Peacebuilder spends summers in war-torn areas

By

Marshall Terrill

For most people, the thought of spending your summers in war-torn areas of conflict isn’t too appealing. But for Yasmin Saikia it’s more than an attraction, it’s her job.

Three months out of the year, Saikia lives abroad, often in places experiencing war or its aftermath. She does this to educate herself about how humanity can persist despite years of violence, destruction and mayhem.

“It enables me to appreciate the resilience of human communities and see the continuity of life under the rubble of violence,” said Saikia, who is a professor in Arizona State University’s School of Historical, Philosophical and Religious Studies.

“I cannot grasp the depth of their pain because often it is unfathomable. But I can express solidarity and empathy; these are human emotions that do not need language for communication.”

Saikia is the first holder of the Hardt-Nickachos Chair in Peace Studies in the Center for the Study of Religion and Conflict, and she is considered one of the country’s most innovative scholars on peace-building. She also knows firsthand the wreckage of war, having seen and experienced the horrors of war and uprising in Bangladesh as a child there during the early 1970s.

“A vivid memory I have of the war of 1971 were the ‘blackouts,’ ” Saikia said. “All the windows and skylights in our home had to be covered with thick black paper so that light would not reflect from them and make us vulnerable to enemy attack planes.”

In addition to the blackouts, Saikia’s family endured food rationing and witnessed ethnic and linguistic violence against immigrant Bengali communities. Saikia said her family was somewhat protected as her parents were professors and lived on a university campus. Her family provided shelter and protection to many Bengali students, which gave Saikia an early insight into the refugee psyche.

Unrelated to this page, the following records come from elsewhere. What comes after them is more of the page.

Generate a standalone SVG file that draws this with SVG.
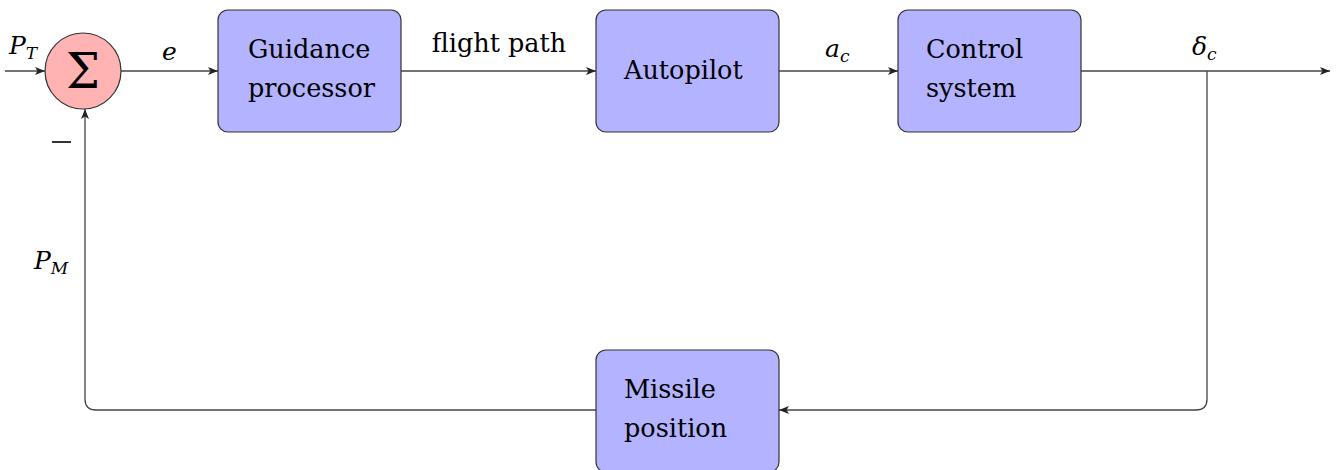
<svg xmlns="http://www.w3.org/2000/svg" width="1339" height="470" viewBox="0 0 1339 470">
<style>
.box{fill:#b3b3ff;stroke:#333;stroke-width:1.2}
.t{font-family:"DejaVu Serif","Liberation Serif",serif;font-size:25.5px;fill:#000}
.m{font-family:"DejaVu Serif","Liberation Serif",serif;font-style:italic;font-size:25px;fill:#000}
.s{font-size:17px}
.ln{fill:none;stroke:#444;stroke-width:1.3}
</style>
<defs>
<marker id="ar" viewBox="0 0 10 8" refX="10" refY="4" markerWidth="10" markerHeight="8" markerUnits="userSpaceOnUse" orient="auto">
<path d="M0,0 L10,4 L0,8 L2.5,4 Z" fill="#222"/>
</marker>
</defs>
<g id="connectors">
<path class="ln" d="M5,71 H45" marker-end="url(#ar)"/>
<path class="ln" d="M121,71 H218" marker-end="url(#ar)"/>
<path class="ln" d="M401,71 H596" marker-end="url(#ar)"/>
<path class="ln" d="M779,71 H898" marker-end="url(#ar)"/>
<path class="ln" d="M1081,71 H1330" marker-end="url(#ar)"/>
<path class="ln" d="M1207,71 V399 Q1207,410 1196,410 H779" marker-end="url(#ar)"/>
<path class="ln" d="M596,410 H96 Q85,410 85,399 V109" marker-end="url(#ar)"/>
<text class="m" x="9" y="54">P<tspan class="s" dy="5">T</tspan></text>
<text class="m" x="162" y="60">e</text>
<text class="t" x="499" y="52" text-anchor="middle">flight path</text>
<text class="m" x="825" y="57">a<tspan class="s" dy="5">c</tspan></text>
<text class="m" x="1192" y="55">δ<tspan class="s" dy="5">c</tspan></text>
<line x1="52" y1="142" x2="71" y2="142" stroke="#000" stroke-width="1.6"/>
<text class="m" x="34" y="269">P<tspan class="s" dy="5">M</tspan></text>
</g>
<g id="sum">
<circle cx="83" cy="71" r="38" fill="#ffb3b3" stroke="#333" stroke-width="1.2"/>
<text x="83" y="88" text-anchor="middle" style="font-family:'DejaVu Serif',serif;font-size:48px">Σ</text>
</g>
<g id="guidance">
<rect class="box" x="218" y="10" width="183" height="122" rx="10"/>
<text class="t" x="248" y="58">Guidance</text>
<text class="t" x="248" y="97">processor</text>
</g>
<g id="autopilot">
<rect class="box" x="596" y="10" width="183" height="122" rx="10"/>
<text class="t" x="624" y="79">Autopilot</text>
</g>
<g id="control">
<rect class="box" x="898" y="10" width="183" height="122" rx="10"/>
<text class="t" x="926" y="58">Control</text>
<text class="t" x="926" y="97">system</text>
</g>
<g id="missile">
<rect class="box" x="596" y="350" width="183" height="122" rx="10"/>
<text class="t" x="624" y="398">Missile</text>
<text class="t" x="624" y="437">position</text>
</g>
</svg>
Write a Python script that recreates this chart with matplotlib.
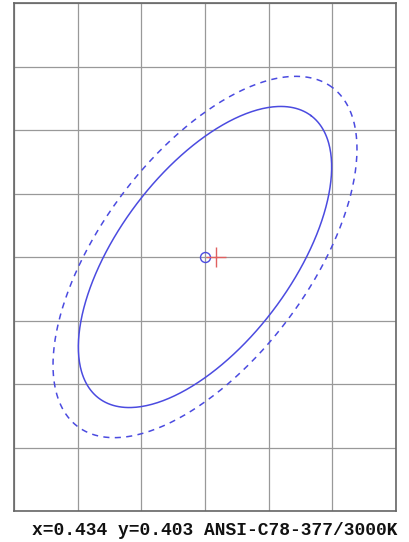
import numpy as np
import matplotlib
matplotlib.use("Agg")
import matplotlib.pyplot as plt

# Data
center_x, center_y = 0.4338, 0.4030          # ellipse centre (ANSI C78.377 3000K)
semi_a, semi_b = 0.00834, 0.00408            # 7-step ellipse semi-axes
theta_deg = 53.22                            # ellipse rotation
outer_scale = 1.2                            # dashed ellipse scale
meas_x, meas_y = 0.4343, 0.4030              # measured point
grid_step = 0.003
label = "x=0.434 y=0.403 ANSI-C78-377/3000K"

fig = plt.figure(figsize=(4.09, 5.42), dpi=100)
ax = fig.add_axes([14/409, 31/542, 382/409, 508/542])

t = np.linspace(0, 2*np.pi, 400)
th = np.deg2rad(theta_deg)
def ell(s):
    ex = s*semi_a*np.cos(t); ey = s*semi_b*np.sin(t)
    return (center_x + ex*np.cos(th) - ey*np.sin(th),
            center_y + ex*np.sin(th) + ey*np.cos(th))

col = '#4b4be0'
x1, y1 = ell(1.0)
ax.plot(x1, y1, color=col, lw=1.1)
x2, y2 = ell(outer_scale)
ax.plot(x2, y2, color=col, lw=1.1, ls=(0, (4, 3.5)))

ax.plot([center_x], [center_y], marker='o', ms=7.2, mfc='none', mec=col, mew=1.0)
ax.plot([meas_x], [meas_y], marker='+', ms=15, mec='#e06060', mew=1.0)

ax.set_xlim(center_x - 3*grid_step, center_x + 3*grid_step)
ax.set_ylim(center_y - 4*grid_step, center_y + 4*grid_step)
ax.set_xticks(center_x + grid_step*np.arange(-3, 4))
ax.set_yticks(center_y + grid_step*np.arange(-4, 5))
ax.grid(True, color='#999999', lw=0.9)
ax.set_axisbelow(True)
ax.tick_params(length=0, labelbottom=False, labelleft=False)
for sp in ax.spines.values():
    sp.set_color('#666666'); sp.set_linewidth(1.2)

fig.text(398/409, 1 - 535/542, label, ha='right', va='baseline',
         family='Liberation Mono', weight='bold', fontsize=12.9, color='#111111')

fig.savefig('out.png', dpi=100)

“I think these early childhood memories made me empathetic to the condition of others, as well as made me realize we can play a positive role in improving human relationships for creating peaceful conditions in the world,” Saikia said. “They shaped my own higher education and the topics I chose to research. My education and research have made me a scholar of history and peace.”

After completing a doctorate at the University of Wisconsin-Madison, Saikia became the first South Asian historian at the University of North Carolina-Chapel Hill. It was there where she began studying the effects of violence and war on women and children.

“The vulnerability of women during war is more evident because women are not only exposed to physical violence, but they can be sexually attacked, brutalized and dehumanized in the process,” Saikia said. “Women also have the added responsibility of taking care of young children, who are the most likely victims of war – from starvation, psychological trauma and loss of home, parents and guardians.”

In 2011 Saikia became the first scholar to hold the title of Peace Chair at ASU, which is what drew her to Arizona. She has originated several new classes in peace studies at ASU, including one on Gandhi and the politics of nonviolence and other peace movements in the Muslim world.

Saikia’s output since she has been in Tempe is prolific and impactful. In those four years she has hosted two international conferences, launched a film series and has written several peer-reviewed articles and one book ­– “Women and Peace in the Islamic World: Gender, Agency and Influence.”

The work is believed to be the first scholarly book devoted to Muslim women’s efforts on peace. Her most current project, “People’s Peace,” is a collaboration of workshops, panel discussions and conferences that involves scholars and peacebuilders from many different countries. She is currently writing a new book on this same topic.

She has also spent some time traveling to the globe’s war-torn pockets, having spent her summers in Malaysia, Bosnia and Croatia, Cyprus and Northern Ireland – in successive years.

This past summer Saikia was in Turkey and Paris studying the January 2015 Charlie Hebdo shooting, where 11 people were killed and 11 others were injured at the satirical weekly newspaper offices targeted by an Islamic terrorist group. Saikia said the shooting exposes a much deeper divide in French society.

“Most of the French Muslims are from Morocco, Algeria and Tunisia, countries which were previously colonized by the French,” Saikia said. “Even to this day, the French treat them like their ‘subjects.’ Masters and subjects, of course, cannot be treated equally, and thus the immigrant Muslims live on the fringe of the French communities. Although the French promoted the ideas of ‘equality, fraternity and justice’ through the 1789 revolution, I am afraid it did not use these ideas in practice.”

Saikia says the tension between both segments of French society was palpable but will have to work it out if they want to live side-by-side because their histories are so intertwined. She says what’s happening between the French and Muslim communities is also a lesson that America must eventually embrace, and it is the first step towards peace.

“For this we need education and must expose our students and those around us to the richness of cultures and communities, histories and traditions that surround us,” Saikia said. “Peace is not a theory; it is a lived practice.”